REPUBLIKA.CO.ID, JAKARTA -- Gabungan Importir Nasional Seluruh Indonesia (GINSI) mengungkapkan biaya logistik di Indonesia masih tinggi. Ketua Umum GINSI Anthin Sihombing mengatakan biaya logistik di Indonesia masih paling besar. "Biaya logistik Indonesia masih tertinggi di Indonesia karena berkisar 25 sampai 30 persen dari total harga barang, jadi termasuk kita masih tinggi," kata Anthon di Le Meridien Hotel Jakarta, Selasa (3/4).
Hal itu, lanjut Anthon, akan semakin buruk jika ada pelemahan nilai rupiah. Dia menyontohkan, jika rupiah mengalami pelemahan 10 persen saja maka kenaikan biaya logistik bisa sampai lima hingga enam persen.
Kenaikan tersebut belum ditambah dengan biaya logistik di pelabuhan yang cukup tinggi. "Deposit untuk kontainer saja Rp 10 juta. Ini uang kembali tiga juta rupiah, ini belum termasuk kerusakan barang padahal ada asuransi," tutur Anthon.
Anthon juga mengeluhkan subsidi dari pemerintah untuk menekan biaya logistik juga masihg kurang. Sebab nantinya juga masih harus menanggung biaya transportasi yang masih menambah biaya logistik kembali.
Terkait hal tersebut, Menteri Perhubungan (Menhub) Budi Karya Sumadi akan mencarikan solusinya.
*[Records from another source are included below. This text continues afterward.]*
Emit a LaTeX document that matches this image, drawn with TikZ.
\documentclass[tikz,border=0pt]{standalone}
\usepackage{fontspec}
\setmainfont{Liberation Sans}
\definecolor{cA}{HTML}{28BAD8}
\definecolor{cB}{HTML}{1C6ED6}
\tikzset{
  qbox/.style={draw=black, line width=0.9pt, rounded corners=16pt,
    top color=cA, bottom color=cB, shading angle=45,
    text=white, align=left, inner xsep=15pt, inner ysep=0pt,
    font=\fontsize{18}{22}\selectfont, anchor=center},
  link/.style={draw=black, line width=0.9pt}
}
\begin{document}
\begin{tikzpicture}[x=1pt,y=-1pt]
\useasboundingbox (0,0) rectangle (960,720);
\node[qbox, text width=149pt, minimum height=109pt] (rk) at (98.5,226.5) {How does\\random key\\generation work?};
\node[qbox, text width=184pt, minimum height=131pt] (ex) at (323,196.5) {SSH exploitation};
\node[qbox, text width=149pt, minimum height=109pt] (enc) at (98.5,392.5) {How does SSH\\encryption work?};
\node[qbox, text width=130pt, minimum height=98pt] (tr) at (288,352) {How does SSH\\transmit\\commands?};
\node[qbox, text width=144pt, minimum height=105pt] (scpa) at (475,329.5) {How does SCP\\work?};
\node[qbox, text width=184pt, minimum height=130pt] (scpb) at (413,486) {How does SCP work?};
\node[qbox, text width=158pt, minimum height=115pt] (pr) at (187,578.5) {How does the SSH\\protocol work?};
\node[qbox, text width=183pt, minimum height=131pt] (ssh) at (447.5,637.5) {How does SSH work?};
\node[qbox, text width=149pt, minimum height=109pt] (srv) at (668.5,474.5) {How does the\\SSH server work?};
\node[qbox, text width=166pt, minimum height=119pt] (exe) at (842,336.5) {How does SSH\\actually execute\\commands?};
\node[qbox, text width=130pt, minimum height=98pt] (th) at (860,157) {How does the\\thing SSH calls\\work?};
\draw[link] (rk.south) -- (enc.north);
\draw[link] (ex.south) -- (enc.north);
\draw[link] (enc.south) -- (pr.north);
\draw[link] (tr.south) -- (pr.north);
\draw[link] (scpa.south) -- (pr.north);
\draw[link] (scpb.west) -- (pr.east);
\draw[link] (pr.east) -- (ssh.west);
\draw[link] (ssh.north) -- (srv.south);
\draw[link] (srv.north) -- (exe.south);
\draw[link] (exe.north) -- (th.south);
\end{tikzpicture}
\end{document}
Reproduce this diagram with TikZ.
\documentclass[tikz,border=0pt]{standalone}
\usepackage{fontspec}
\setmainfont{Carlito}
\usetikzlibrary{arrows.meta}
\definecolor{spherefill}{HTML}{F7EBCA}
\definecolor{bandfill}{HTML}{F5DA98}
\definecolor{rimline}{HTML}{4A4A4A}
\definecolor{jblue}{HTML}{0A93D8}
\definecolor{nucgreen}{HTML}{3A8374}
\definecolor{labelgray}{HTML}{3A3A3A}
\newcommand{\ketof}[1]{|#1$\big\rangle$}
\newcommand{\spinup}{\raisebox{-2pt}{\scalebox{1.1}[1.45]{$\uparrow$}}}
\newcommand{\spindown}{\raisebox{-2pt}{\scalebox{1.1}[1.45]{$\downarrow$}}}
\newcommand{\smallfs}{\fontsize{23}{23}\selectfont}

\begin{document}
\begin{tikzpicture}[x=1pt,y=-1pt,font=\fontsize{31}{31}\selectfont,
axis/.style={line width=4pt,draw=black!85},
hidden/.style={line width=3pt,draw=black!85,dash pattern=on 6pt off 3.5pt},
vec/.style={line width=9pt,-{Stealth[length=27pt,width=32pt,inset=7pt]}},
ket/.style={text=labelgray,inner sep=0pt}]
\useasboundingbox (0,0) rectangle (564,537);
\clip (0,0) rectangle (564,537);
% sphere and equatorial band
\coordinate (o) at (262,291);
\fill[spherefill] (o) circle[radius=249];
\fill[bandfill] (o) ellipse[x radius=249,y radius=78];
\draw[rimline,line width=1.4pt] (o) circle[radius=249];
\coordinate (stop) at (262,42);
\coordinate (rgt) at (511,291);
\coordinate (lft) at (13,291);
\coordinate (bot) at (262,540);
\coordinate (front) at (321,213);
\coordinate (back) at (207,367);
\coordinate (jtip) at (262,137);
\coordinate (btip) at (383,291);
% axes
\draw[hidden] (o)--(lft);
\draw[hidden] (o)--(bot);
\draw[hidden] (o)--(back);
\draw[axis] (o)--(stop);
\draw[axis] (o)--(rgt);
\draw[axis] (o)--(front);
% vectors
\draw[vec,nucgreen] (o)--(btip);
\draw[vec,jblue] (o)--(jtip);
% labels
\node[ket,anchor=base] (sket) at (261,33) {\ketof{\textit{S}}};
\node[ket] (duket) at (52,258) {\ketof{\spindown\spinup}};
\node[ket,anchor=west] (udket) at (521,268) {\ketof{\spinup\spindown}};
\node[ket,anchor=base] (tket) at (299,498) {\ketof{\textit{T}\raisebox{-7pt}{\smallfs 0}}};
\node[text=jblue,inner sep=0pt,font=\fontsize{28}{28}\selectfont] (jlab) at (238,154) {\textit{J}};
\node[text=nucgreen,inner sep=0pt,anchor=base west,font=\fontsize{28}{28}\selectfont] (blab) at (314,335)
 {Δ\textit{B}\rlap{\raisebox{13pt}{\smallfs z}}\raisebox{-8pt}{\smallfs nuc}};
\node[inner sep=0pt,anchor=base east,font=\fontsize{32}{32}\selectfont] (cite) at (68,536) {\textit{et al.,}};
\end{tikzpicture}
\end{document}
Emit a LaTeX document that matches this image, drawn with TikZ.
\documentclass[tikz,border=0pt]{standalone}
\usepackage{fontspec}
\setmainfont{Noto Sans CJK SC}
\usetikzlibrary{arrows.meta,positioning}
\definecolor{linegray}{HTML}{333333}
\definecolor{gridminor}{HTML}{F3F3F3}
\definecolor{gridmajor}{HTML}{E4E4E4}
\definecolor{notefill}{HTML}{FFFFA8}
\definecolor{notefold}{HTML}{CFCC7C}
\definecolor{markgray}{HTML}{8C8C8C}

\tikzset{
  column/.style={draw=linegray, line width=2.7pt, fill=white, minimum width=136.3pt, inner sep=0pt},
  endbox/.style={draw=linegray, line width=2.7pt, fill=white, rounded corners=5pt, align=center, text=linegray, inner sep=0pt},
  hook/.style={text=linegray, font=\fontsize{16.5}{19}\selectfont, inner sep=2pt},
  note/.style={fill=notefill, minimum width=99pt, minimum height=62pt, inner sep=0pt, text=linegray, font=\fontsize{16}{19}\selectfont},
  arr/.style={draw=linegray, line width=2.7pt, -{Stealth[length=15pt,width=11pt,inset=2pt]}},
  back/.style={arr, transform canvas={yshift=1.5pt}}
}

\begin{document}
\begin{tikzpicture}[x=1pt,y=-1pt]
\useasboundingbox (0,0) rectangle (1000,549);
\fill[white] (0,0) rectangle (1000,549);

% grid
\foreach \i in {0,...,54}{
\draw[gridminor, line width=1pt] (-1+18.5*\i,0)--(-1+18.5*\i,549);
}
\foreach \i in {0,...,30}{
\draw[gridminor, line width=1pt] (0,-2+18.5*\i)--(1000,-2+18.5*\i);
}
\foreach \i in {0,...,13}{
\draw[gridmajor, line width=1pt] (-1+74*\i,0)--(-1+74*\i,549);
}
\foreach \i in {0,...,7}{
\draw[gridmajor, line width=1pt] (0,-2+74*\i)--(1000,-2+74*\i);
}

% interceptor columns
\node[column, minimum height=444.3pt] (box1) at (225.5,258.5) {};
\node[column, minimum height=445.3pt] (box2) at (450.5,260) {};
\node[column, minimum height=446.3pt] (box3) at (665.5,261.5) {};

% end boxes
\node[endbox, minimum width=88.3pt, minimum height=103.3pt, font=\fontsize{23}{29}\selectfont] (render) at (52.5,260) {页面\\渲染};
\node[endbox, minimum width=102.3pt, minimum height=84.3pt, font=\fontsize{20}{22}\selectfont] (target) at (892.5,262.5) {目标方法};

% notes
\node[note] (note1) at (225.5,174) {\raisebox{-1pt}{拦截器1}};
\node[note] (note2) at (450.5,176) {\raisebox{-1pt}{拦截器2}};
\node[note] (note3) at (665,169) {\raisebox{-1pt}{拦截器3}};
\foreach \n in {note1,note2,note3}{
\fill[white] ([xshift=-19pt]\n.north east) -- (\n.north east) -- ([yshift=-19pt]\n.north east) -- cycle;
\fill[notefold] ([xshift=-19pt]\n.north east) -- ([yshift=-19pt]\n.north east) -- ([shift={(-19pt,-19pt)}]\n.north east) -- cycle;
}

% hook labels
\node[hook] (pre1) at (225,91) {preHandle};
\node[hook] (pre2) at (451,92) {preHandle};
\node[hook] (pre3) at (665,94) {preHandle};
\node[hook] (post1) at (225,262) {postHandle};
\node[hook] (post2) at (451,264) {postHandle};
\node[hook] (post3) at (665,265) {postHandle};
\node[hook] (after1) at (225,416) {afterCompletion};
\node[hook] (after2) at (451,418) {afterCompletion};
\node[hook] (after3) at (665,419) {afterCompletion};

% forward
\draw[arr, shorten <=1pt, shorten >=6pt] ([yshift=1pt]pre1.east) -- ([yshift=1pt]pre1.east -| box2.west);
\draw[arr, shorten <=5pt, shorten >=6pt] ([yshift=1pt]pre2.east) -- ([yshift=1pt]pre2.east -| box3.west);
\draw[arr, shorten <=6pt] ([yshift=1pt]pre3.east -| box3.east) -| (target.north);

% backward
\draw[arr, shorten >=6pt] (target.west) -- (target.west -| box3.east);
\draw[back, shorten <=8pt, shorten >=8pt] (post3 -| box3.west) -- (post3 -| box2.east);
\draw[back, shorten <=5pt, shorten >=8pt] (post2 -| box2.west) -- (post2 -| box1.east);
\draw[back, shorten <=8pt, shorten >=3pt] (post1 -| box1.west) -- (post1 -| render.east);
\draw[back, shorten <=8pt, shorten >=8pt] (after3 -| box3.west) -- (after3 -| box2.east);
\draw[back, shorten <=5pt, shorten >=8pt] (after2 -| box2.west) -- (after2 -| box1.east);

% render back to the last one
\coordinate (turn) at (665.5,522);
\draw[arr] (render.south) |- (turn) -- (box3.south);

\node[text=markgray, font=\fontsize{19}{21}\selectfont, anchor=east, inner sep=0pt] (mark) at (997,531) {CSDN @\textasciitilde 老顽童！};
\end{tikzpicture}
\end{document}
Hal itu terkait untuk menekan biaya logistik dan juga memaksimalkan dwelling time (masa bongkar muat muatan sampai ke luar pelabuhan) selama tiga hari.
"Nah untuk sekarang ini bicara tentang suatu produktivitas di pelabuhan atau murahnya suatu pelabuhan maka itu lah menjadi suatu hal yang dibutuhkan," ungkap Budi.
Untuk mengurangi biaya logistik yang masih tinggi, Budi meminta harus memaksimalkan dwelling time selama tiga hari, tidak boleh lebih. Karena jika lebih atau mengalami over stay akan dikalkulasi dalam suatu biaya operasional.
Seperti di Pelabuhan Tanjung Priok, lanjut Budi, sebanyak 50 persen barang beredar di seluruh indonesia. "Kalau kita bisa menertibkan Tanjung Priok ada 50 persen usaha barang kita jadi efisien dan Tanjung Priok bisa menjadi contoh untuk tempat lain," ujar Budi.